La qualité de la neige produite doit être évaluée périodiquement en observant la taille et la forme des granules. Une façon de réaliser rapidement un tel test consiste à se placer sous la nuée de « flocons » et d’observer sur la manche de son manteau la distribution des cristaux. La compression d’une poignée de neige fraîchement tombée révélera sommairement le teneur en humidité de cette neige.

En tout temps, les composantes du dispositif de production doivent être déneigées et, dans certains cas, déglacées.
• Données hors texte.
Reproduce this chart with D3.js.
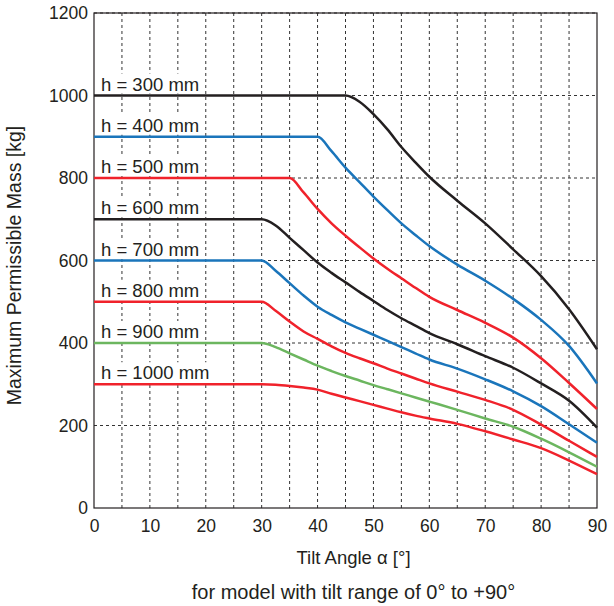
<!DOCTYPE html>
<html>
<head>
<meta charset="utf-8">
<script src="https://cdn.jsdelivr.net/npm/d3@7"></script>
<style>
  body { margin: 0; background: #fff; }
  text { font-family: "Liberation Sans", Arial, sans-serif; fill: #231f20; }
</style>
</head>
<body>
<div id="chart"></div>
<script>
// tilt angles (deg) shared by all curves
const angles = [0, 30, 32.5, 35, 37.5, 40, 42.5, 45, 47.5, 50, 52.5, 55, 57.5, 60, 65, 70, 75, 80, 85, 90]

// max permissible mass (kg) per arm height
const h300  = [1000, 1000, 1000, 1000, 1000, 1000, 1000, 1000, 985, 955, 918, 875, 838, 803, 745, 690, 627, 562, 482, 385]
const h400  = [900, 900, 900, 900, 900, 900, 865, 825, 790, 755, 722, 690, 662, 635, 590, 551, 507, 456, 393, 302]
const h500  = [800, 800, 800, 800, 765, 725, 690, 660, 632, 605, 580, 557, 534, 512, 480, 449, 413, 363, 303, 240]
const h600  = [700, 700, 685, 655, 625, 595, 570, 547, 524, 502, 480, 460, 442, 424, 397, 368, 340, 302, 260, 195]
const h700  = [600, 600, 575, 545, 515, 488, 468, 450, 435, 420, 405, 390, 375, 360, 338, 312, 283, 247, 203, 158]
const h800  = [500, 500, 478, 452, 428, 410, 392, 376, 363, 351, 338, 326, 314, 302, 282, 262, 238, 202, 163, 124]
const h900  = [400, 400, 390, 375, 360, 345, 332, 320, 309, 298, 288, 278, 268, 258, 238, 217, 197, 168, 135, 100]
const h1000 = [300, 300, 299, 296, 292, 287, 277, 268, 259, 250, 241, 232, 224, 217, 204, 186, 166, 145, 115, 82]

const labels = ["h = 300 mm", "h = 400 mm", "h = 500 mm", "h = 600 mm",
                "h = 700 mm", "h = 800 mm", "h = 900 mm", "h = 1000 mm"]
const seriesValues = [h300, h400, h500, h600, h700, h800, h900, h1000]
const colors = ["#231f20", "#1a75bb", "#f0222b", "#231f20",
                "#1a75bb", "#f0222b", "#6cb65f", "#f0222b"]

const xTicks = [0, 10, 20, 30, 40, 50, 60, 70, 80, 90]
const xGrid = d3.range(5, 90, 5)
const yTicks = [0, 200, 400, 600, 800, 1000, 1200]

const margin = {top: 13, right: 17, bottom: 98, left: 94},
    width = 614 - margin.left - margin.right,
    height = 606 - margin.top - margin.bottom;

const svg = d3.select("#chart")
  .append("svg")
    .attr("width", 614)
    .attr("height", 606)
  .append("g")
    .attr("transform", `translate(${margin.left},${margin.top})`);

const x = d3.scaleLinear().domain([0, 90]).range([0, width])
const y = d3.scaleLinear().domain([0, 1200]).range([height, 0])

// grid
svg.append("g")
  .selectAll("line")
  .data(xGrid)
  .join("line")
    .attr("x1", d => x(d)).attr("x2", d => x(d))
    .attr("y1", 0).attr("y2", height)
    .attr("stroke", "#333").attr("stroke-dasharray", "3,3")

svg.append("g")
  .selectAll("line")
  .data(yTicks.slice(1))
  .join("line")
    .attr("x1", 0).attr("x2", width)
    .attr("y1", d => y(d)).attr("y2", d => y(d))
    .attr("stroke", "#333").attr("stroke-dasharray", "3,3")

// frame
svg.append("rect")
  .attr("width", width).attr("height", height)
  .attr("fill", "none").attr("stroke", "#231f20").attr("stroke-width", 1.2)

// axes
const xAxis = svg.append("g")
  .attr("transform", `translate(0,${height})`)
  .call(d3.axisBottom(x).tickValues(xTicks).tickSize(0).tickPadding(12))
xAxis.select(".domain").remove()
xAxis.selectAll("text").style("font-size", "17.5px")

const yAxis = svg.append("g")
  .call(d3.axisLeft(y).tickValues(yTicks).tickFormat(d3.format("d")).tickSize(0).tickPadding(6))
yAxis.select(".domain").remove()
yAxis.selectAll("text").style("font-size", "17.5px")

// curve labels on white boxes (they hide the grid behind)
const labelG = svg.append("g")
  .selectAll("g")
  .data(seriesValues)
  .join("g")

labelG.append("rect")
  .attr("fill", "#fff")

labelG.append("text")
  .attr("x", 7)
  .attr("y", d => y(d[0]) - 5)
  .style("font-size", "18.5px")
  .text((d, i) => labels[i])

labelG.each(function(d) {
  const g = d3.select(this)
  const b = g.select("text").node().getBBox()
  g.select("rect")
    .attr("x", b.x - 2).attr("y", b.y)
    .attr("width", b.width + 4)
    .attr("height", y(d[0]) - 2 - b.y)
})

// curves
const line = d3.line()
  .x((d, i) => x(angles[i]))
  .y(d => y(d))
  .curve(d3.curveMonotoneX)

svg.append("g")
  .selectAll("path")
  .data(seriesValues)
  .join("path")
    .attr("d", d => line(d))
    .attr("fill", "none")
    .attr("stroke", (d, i) => colors[i])
    .attr("stroke-width", 2.5)

// axis titles
svg.append("text")
  .attr("x", width / 2 + 8)
  .attr("y", height + 56)
  .attr("text-anchor", "middle")
  .style("font-size", "18.5px")
  .text("Tilt Angle α [°]")

svg.append("text")
  .attr("x", width / 2 + 8)
  .attr("y", height + 91)
  .attr("text-anchor", "middle")
  .style("font-size", "20px")
  .text("for model with tilt range of 0° to +90°")

svg.append("text")
  .attr("transform", `translate(${-73},${height / 2 + 5}) rotate(-90)`)
  .attr("text-anchor", "middle")
  .style("font-size", "19.5px")
  .text("Maximum Permissible Mass [kg]")
</script>
</body>
</html>
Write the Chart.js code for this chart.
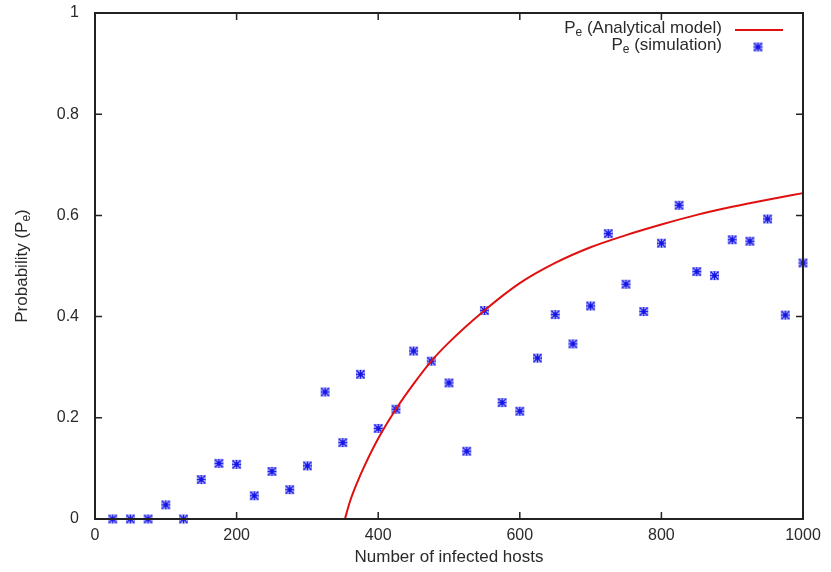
<!DOCTYPE html>
<html>
<head>
<meta charset="utf-8">
<script src="https://cdn.jsdelivr.net/npm/chart.js@4"></script>
<style>
  body { margin: 0; background: #fff; }
  canvas { display: block; }
</style>
</head>
<body>
<canvas id="chart" width="831" height="572"></canvas>
<script>
// simulation points
const simHosts = [25, 50, 75, 100, 125, 150, 175, 200, 225, 250, 275, 300, 325, 350, 375, 400, 425, 450, 475, 500,
    525, 550, 575, 600, 625, 650, 675, 700, 725, 750, 775, 800, 825, 850, 875, 900, 925, 950, 975, 1000];
const simProb = [0, 0, 0, 0.028, 0, 0.078, 0.110, 0.108, 0.046, 0.094, 0.058, 0.105, 0.251, 0.151, 0.286, 0.179, 0.217, 0.332, 0.312, 0.269,
    0.134, 0.412, 0.230, 0.213, 0.318, 0.404, 0.346, 0.421, 0.564, 0.464, 0.410, 0.545, 0.620, 0.489, 0.481, 0.552, 0.549, 0.593, 0.403, 0.506];

// analytical model curve
const modelHosts = [353, 360, 370, 380, 400, 425, 450, 475, 500, 550, 600, 650, 700, 750, 800, 850, 900, 950, 1000];
const modelProb = [0, 0.034, 0.071, 0.103, 0.159, 0.217, 0.267, 0.312, 0.349, 0.412, 0.466, 0.506, 0.537, 0.561, 0.582, 0.601, 0.617, 0.631, 0.644];

const xTicks = [0, 200, 400, 600, 800, 1000];
const yTicks = [0, 0.2, 0.4, 0.6, 0.8, 1];

const FONT = 'Liberation Sans, Arial, sans-serif';
const TEXT = '#2a2a2a';
const BLUE = '#1414e6';
const RED = '#e01010';

// gnuplot-like asterisk marker
const star = document.createElement('canvas');
star.width = 11; star.height = 11;
(() => {
    const c = star.getContext('2d');
    c.strokeStyle = BLUE;
    c.lineWidth = 1.6;
    c.beginPath();
    c.moveTo(1.5, 1.5); c.lineTo(9.5, 9.5);
    c.moveTo(9.5, 1.5); c.lineTo(1.5, 9.5);
    c.moveTo(5.5, 1); c.lineTo(5.5, 10);
    c.moveTo(1, 5.5); c.lineTo(10, 5.5);
    c.stroke();
    c.strokeStyle = 'rgba(40,40,240,0.45)';
    c.lineWidth = 1;
    c.strokeRect(1.5, 1.5, 8, 8);
})();

// text with subscript helper
const drawSub = (ctx, x, y, parts, align) => {
    let total = 0;
    parts.forEach(p => {
        ctx.font = (p[1] ? '12px ' : '17px ') + FONT;
        total += ctx.measureText(p[0]).width;
    });
    let cx = align === 'right' ? x - total : (align === 'center' ? x - total / 2 : x);
    ctx.textAlign = 'left';
    ctx.textBaseline = 'middle';
    parts.forEach(p => {
        ctx.font = (p[1] ? '12px ' : '17px ') + FONT;
        ctx.fillText(p[0], cx, p[1] ? y + 5 : y);
        cx += ctx.measureText(p[0]).width;
    });
}

const framePlugin = {
    id: 'frame',
    afterDraw(chart) {
        const ctx = chart.ctx;
        const a = chart.chartArea;
        const xs = chart.scales.x, ys = chart.scales.y;
        ctx.save();
        ctx.strokeStyle = '#222';
        ctx.lineWidth = 2;
        ctx.strokeRect(a.left, a.top, a.right - a.left, a.bottom - a.top);
        ctx.lineWidth = 1.5;
        ctx.beginPath();
        xTicks.forEach(v => {
            let px = xs.getPixelForValue(v);
            ctx.moveTo(px, a.bottom); ctx.lineTo(px, a.bottom - 7);
            ctx.moveTo(px, a.top); ctx.lineTo(px, a.top + 7);
        });
        yTicks.forEach(v => {
            let py = ys.getPixelForValue(v);
            ctx.moveTo(a.left, py); ctx.lineTo(a.left + 7, py);
            ctx.moveTo(a.right, py); ctx.lineTo(a.right - 7, py);
        });
        ctx.stroke();

        // y title
        ctx.fillStyle = TEXT;
        ctx.translate(22, (a.top + a.bottom) / 2);
        ctx.rotate(-Math.PI / 2);
        drawSub(ctx, 0, 0, [['Probability (P', false], ['e', true], [')', false]], 'center');
        ctx.setTransform(1, 0, 0, 1, 0, 0);

        // legend
        drawSub(ctx, 722, 28, [['P', false], ['e', true], [' (Analytical model)', false]], 'right');
        drawSub(ctx, 722, 45, [['P', false], ['e', true], [' (simulation)', false]], 'right');
        ctx.strokeStyle = RED;
        ctx.lineWidth = 2;
        ctx.beginPath();
        ctx.moveTo(735, 30); ctx.lineTo(783, 30);
        ctx.stroke();
        ctx.drawImage(star, 758 - 5.5, 47 - 5.5);
        ctx.restore();
    }
};

new Chart(document.getElementById('chart').getContext('2d'), {
    type: 'scatter',
    data: {
        datasets: [{
            label: 'Pe (Analytical model)',
            data: modelHosts.map((h, i) => ({x: h, y: modelProb[i]})),
            showLine: true,
            borderColor: RED,
            borderWidth: 2,
            pointRadius: 0,
            cubicInterpolationMode: 'monotone',
            fill: false
        }, {
            label: 'Pe (simulation)',
            data: simHosts.map((h, i) => ({x: h, y: simProb[i]})),
            showLine: false,
            pointStyle: star,
            pointRadius: 5
        }]
    },
    options: {
        responsive: false,
        animation: false,
        clip: false,
        layout: { padding: { top: 13, right: 28, left: 0, bottom: 0 } },
        plugins: { legend: { display: false }, tooltip: { enabled: false } },
        scales: {
            x: {
                type: 'linear', min: 0, max: 1000,
                afterBuildTicks: s => { s.ticks = xTicks.map(v => ({value: v})) },
                afterFit: s => { s.height = 53; s.paddingLeft = 0; s.paddingRight = 0 },
                grid: { display: false, drawTicks: false },
                border: { display: false },
                ticks: { color: TEXT, font: { family: FONT, size: 16 }, padding: 7, callback: v => String(v) },
                title: { display: true, text: 'Number of infected hosts', color: TEXT, font: { family: FONT, size: 17 }, padding: { top: 1 } }
            },
            y: {
                min: 0, max: 1,
                afterBuildTicks: s => { s.ticks = yTicks.map(v => ({value: v})) },
                afterFit: s => { s.width = 95; s.paddingTop = 0; s.paddingBottom = 0 },
                grid: { display: false, drawTicks: false },
                border: { display: false },
                ticks: { color: TEXT, font: { family: FONT, size: 16 }, padding: 16, callback: v => String(v) }
            }
        }
    },
    plugins: [framePlugin]
});
</script>
</body>
</html>
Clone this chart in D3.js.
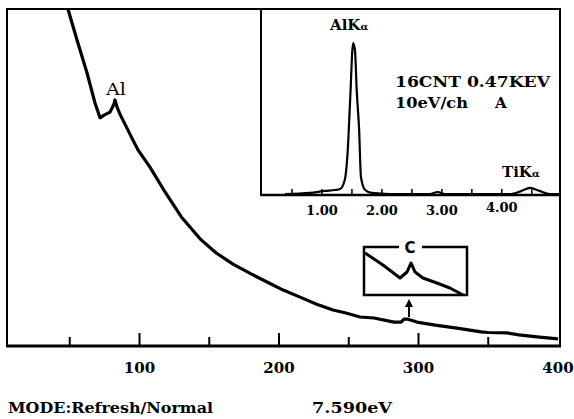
<!DOCTYPE html>
<html><head><meta charset="utf-8">
<script src="https://cdn.jsdelivr.net/npm/d3@7"></script>
<style>body{margin:0;background:#fff}svg{display:block}text{font-family:"DejaVu Serif",serif;font-weight:bold;fill:#000}</style>
</head><body><svg id="c" width="574" height="419"></svg>
<script>
// Main spectrum (energy eV, relative intensity)
const mainEnergy = [48.7,55.2,62.4,68.1,71.7,74.6,78.9,81.7,82.4,83.9,86.0,95.3,98.9,107.5,118.3,130,143.4,155,167.0,180,191.4,203,215.1,227,238.7,248,258.1,268.1,282.4,287.5,289.6,291.8,298.9,312,327.6,344.8,350,363.4,372,384.9,400];
const mainCounts = [100,90.8,81.0,72.1,67.7,68.5,69.4,71.8,73.0,70.9,68.8,61.1,58.2,53.1,45.7,38.3,31.8,27.6,24.3,21.4,19.0,16.6,14.5,12.4,10.7,9.8,8.6,8.3,7.1,7.1,8.0,8.0,7.1,6.2,5.3,4.2,4.0,3.9,3.3,2.7,2.1];
const mainTicks = [50,100,150,200,250,300,350];
const mainLabels = [100,200,300,400];
// Inset EDS spectrum (keV, counts)
const edsEnergy = [0.38,0.8,1.05,1.22,1.3,1.38,1.43,1.47,1.52,1.55,1.58,1.62,1.65,1.72,1.83,2.13,2.8,2.93,3.05,4.13,4.33,4.47,4.63,4.8,4.97];
const edsCounts = [0.5,1.1,2.2,2.7,3.2,8.1,24,51,81.7,78,56,35,9.7,2.7,1.1,0.5,0.5,1.6,0.5,0.5,2.2,3.8,2.2,0.5,0.5];
const edsTicks = [0.5,1,1.5,2,2.5,3,3.5,4,4.5];
const edsLabels = [1,2,3,4];
// Carbon edge magnified (eV, relative)
const cEnergy = [270.5,279.2,287.5,290.9,292.8,294.8,298.6,305.4,311.7,318.1];
const cCounts = [87.5,62.5,35.4,47.9,66.7,47.9,35.4,25,14.6,0];

const svg = d3.select("#c");
const x = d3.scaleLinear().domain([0,400]).range([0,558]);
const y = d3.scaleLinear().domain([0,100]).range([346,9]);
const L = 7, R = 560, T = 9, B = 346;

// frame
svg.append("path").attr("d",`M${L},${B}V${T}H${R}V${B}`).attr("fill","none").attr("stroke","#000").attr("stroke-width",2);
svg.append("line").attr("x1",L-1).attr("x2",R+1).attr("y1",B).attr("y2",B).attr("stroke","#000").attr("stroke-width",3);
// ticks
svg.selectAll(".mt").data(mainTicks).join("line")
  .attr("x1",d=>x(d)).attr("x2",d=>x(d)).attr("y1",B).attr("y2",d=>B-(d%100===0?13:9))
  .attr("stroke","#000").attr("stroke-width",2);
svg.selectAll(".ml").data(mainLabels).join("text")
  .attr("x",d=>x(d)).attr("y",373).attr("text-anchor","middle").attr("font-size",15).text(d=>d);

// main curve
svg.append("path").datum(mainEnergy.map((e,i)=>[e,mainCounts[i]]))
  .attr("d",d3.line().x(d=>x(d[0])).y(d=>y(d[1])))
  .attr("fill","none").attr("stroke","#000").attr("stroke-width",3.2).attr("stroke-linejoin","round");
svg.append("text").attr("x",106).attr("y",95).attr("font-size",16).attr("textLength",20).attr("lengthAdjust","spacingAndGlyphs").style("font-weight","normal").text("Al");

// inset
const ix = d3.scaleLinear().domain([0,4.97]).range([262,560]);
const iy = d3.scaleLinear().domain([0,100]).range([195,9]);
svg.append("rect").attr("x",261).attr("y",T).attr("width",R-261).attr("height",195-T).attr("fill","#fff").attr("stroke","#000").attr("stroke-width",2);
svg.append("line").attr("x1",260).attr("x2",R).attr("y1",195).attr("y2",195).attr("stroke","#000").attr("stroke-width",2.5);
svg.selectAll(".it").data(edsTicks).join("line")
  .attr("x1",d=>ix(d)).attr("x2",d=>ix(d)).attr("y1",195).attr("y2",189).attr("stroke","#000").attr("stroke-width",1.5);
svg.selectAll(".il").data(edsLabels).join("text")
  .attr("x",d=>ix(d)).attr("y",(d,i)=>i===3?212:215).attr("text-anchor","middle").attr("font-size",13).text(d=>d.toFixed(2));
svg.append("path").datum(edsEnergy.map((e,i)=>[e,edsCounts[i]]))
  .attr("d",d3.line().x(d=>ix(d[0])).y(d=>iy(d[1])).curve(d3.curveMonotoneX))
  .attr("fill","none").attr("stroke","#000").attr("stroke-width",2.2);
const ak = svg.append("text").attr("x",330).attr("y",30).attr("font-size",15);
ak.append("tspan").text("AlK"); ak.append("tspan").attr("font-size",10).text("α");
const tk = svg.append("text").attr("x",502).attr("y",177).attr("font-size",15);
tk.append("tspan").text("TiK"); tk.append("tspan").attr("font-size",10).text("α");
svg.append("text").attr("x",395).attr("y",87).attr("font-size",15).attr("textLength",155).attr("lengthAdjust","spacingAndGlyphs").text("16CNT 0.47KEV");
svg.append("text").attr("x",395).attr("y",108).attr("font-size",15).attr("textLength",73).attr("lengthAdjust","spacingAndGlyphs").text("10eV/ch");
svg.append("text").attr("x",495).attr("y",108).attr("font-size",15).text("A");

// carbon magnified box
const cx = d3.scaleLinear().domain([270,320]).range([364,467]);
const cy = d3.scaleLinear().domain([0,100]).range([295,247]);
svg.append("path").attr("d",`M399,247H364V295H467V247H422`).attr("fill","none").attr("stroke","#000").attr("stroke-width",2.5);
svg.append("text").attr("x",410).attr("y",253).attr("text-anchor","middle").attr("font-size",15)
  .style("font-family","'DejaVu Sans',sans-serif").text("C");
svg.append("path").datum(cEnergy.map((e,i)=>[e,cCounts[i]]))
  .attr("d",d3.line().x(d=>cx(d[0])).y(d=>cy(d[1])))
  .attr("fill","none").attr("stroke","#000").attr("stroke-width",3).attr("stroke-linejoin","round");
// arrow
svg.append("line").attr("x1",409).attr("x2",409).attr("y1",317).attr("y2",304).attr("stroke","#000").attr("stroke-width",2);
svg.append("path").attr("d","M409,299L405,307H413Z").attr("fill","#000");

// footer
svg.append("text").attr("x",8).attr("y",413).attr("font-size",15).attr("textLength",205).attr("lengthAdjust","spacingAndGlyphs").text("MODE:Refresh/Normal");
svg.append("text").attr("x",312).attr("y",413).attr("font-size",15).attr("textLength",80).attr("lengthAdjust","spacingAndGlyphs").text("7.590eV");
</script></body></html>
La forte teneur en eau de la neige produite la transforme rapidement en amas de glace et risque d’emprisonner des éléments susceptibles d’être déplacés en raison d’une relocalisation ou du retrait de ceux-ci en fin de parcours.

Le responsable doit évaluer si la quantité de neige produite est suffisante pour pouvoir mettre fin à la production, principalement à partir des données historiques du site. Il est bon de savoir que la quantité de neige produite équivaut à deux fois son volume d’eau. Ainsi, 1 m3 d’eau génère 2 m3 de neige. Que ce soit par calcul de superficie ou de volume, le couvert de neige produit et mis en place par la suite doit être d’un minimum de 30 cm pour assurer la qualité et la pérennité du support des pistes.

À ce stade-ci, l’aire de glissade est ponctuée de monticules de neige disposés selon la dispersion de la neige produite. Une période de percolation de la neige sur le sol réduira sa teneur en eau en raison du gel incomplet des gouttelettes.

Par la suite, le degré de cohésion de la neige ayant atteint un niveau comparable à celui du manteau neigeux en devenir permettra à la dameuse (seul appareil doté de la puissance et de l’agilité requises pour déplacer pareille masse) d’étaler le tout en une surface homogène.

Une attention particulière sera portée aux sections sous-jacentes aux pistes. Quand les métamorphoses à l’intérieur du manteau neigeux seront stabilisées et que la structure offrira un support adéquat, l’aménagement des pistes pourra s’amorcer.

Il s’agit là de l’étape finale du processus de montage. Cette neige fraîchement travaillée sera facile à étaler et surtout à niveler. L’aménagement de couloirs se fera concurremment à cette opération de régalage.